Homesickness, the psychological wear and tear of not being wanted and the general indifference of those who are supposed to be watching over them take their toll. Madlen, who at last has a credit card from her family that allows her to purchase food, eats her way back home on purpose leaving Nadya alone in a country that she doesn’t understand – and at 13 years old, is she really equipped to handle this situation?

This is absolutely riveting stuff. There are no real regulatory agencies that watch over these girls. 13 and 14 year old girls are encouraged to lie about their ages and are sent to Japan and other countries unsupervised and essentially thrown out into the waters to sink or swim – and they mostly sink. There is a good deal of hypocrisy – Arbaugh tells her next set of girls airily that everyone makes money in Japan after we’ve just clearly seen two girls who returned home deeply in debt, and we are given the impression that it isn’t all that uncommon. Everybody gets paid but the models.

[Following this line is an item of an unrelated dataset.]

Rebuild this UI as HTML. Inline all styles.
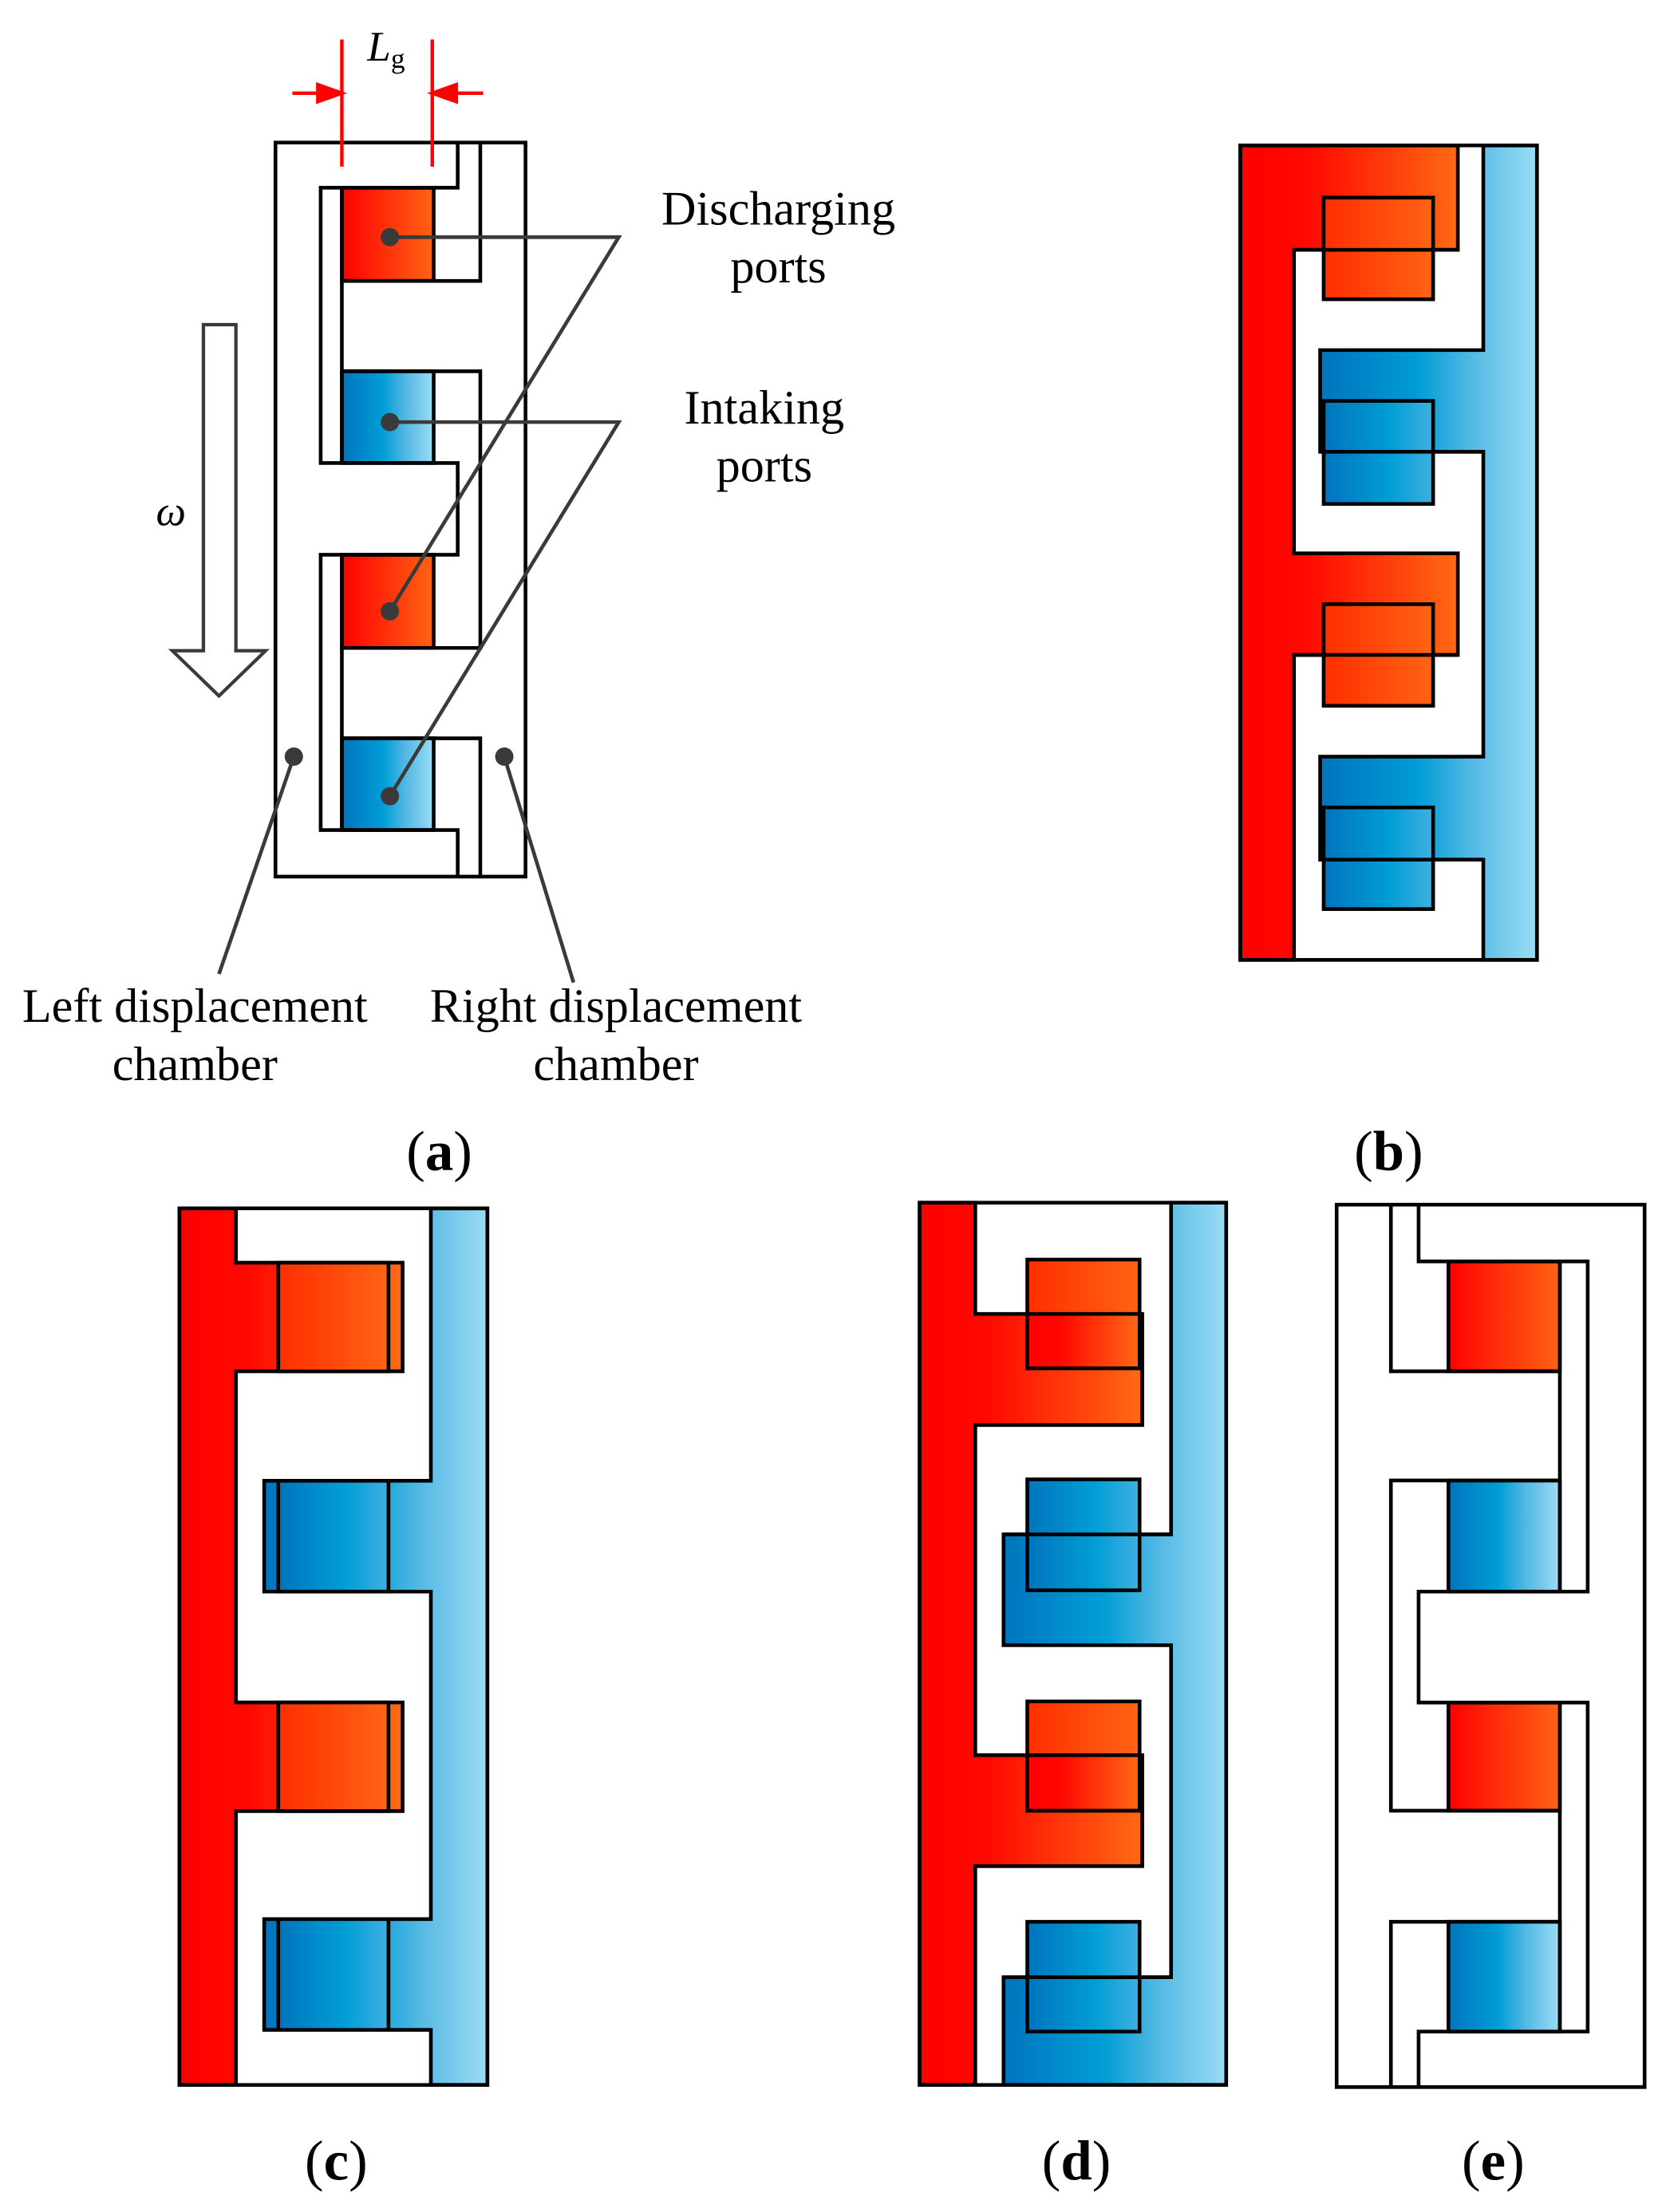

This isn’t just exploitation, it’s white slavery. There needs to be an industry watchdog to ensure that these girls get proper supervision, understand what it is they’re getting into and have some regulatory power to watch that the girls aren’t exploited. Unfortunately, as Arbaugh herself says late in the film, it isn’t much of a step to go from modeling to prostitution. After all, both are instances of a woman selling her body.

I didn’t expect that there was a story here that I’d be hooked by. Fashion interests me not in the least and I’d always had the perception that models are mostly self-absorbed divas who had a very easy life that required very little work on their part. After all, how hard can looking beautiful be?

Obviously, being a guy makes me completely dumb and uneducated as to how hard work it is for women to look beautiful, models or no so perhaps I can be forgiven for my ignorance. However one screening of this documentary is enough to shock my system into understanding that there is exploitation of children going on in this industry – and it needs to be stopped.

REASONS TO GO: Compelling and heartbreaking. Eye-opening look on a shadowy world.

REASONS TO STAY: Pounds its point a little bit too relentlessly. May have benefitted from some follow-up.

FAMILY VALUES: There’s some sexuality, some profanity and some adult situations.

TRIVIAL PURSUIT: Following the making of the film, Arbaugh got a job with Elite Models in New York scouting American girls.

CRITICAL MASS: Not available.

COMPARISON SHOPPING: Picture Me

JAPAN LOVERS: Some aspects of the Japanese culture are explored here.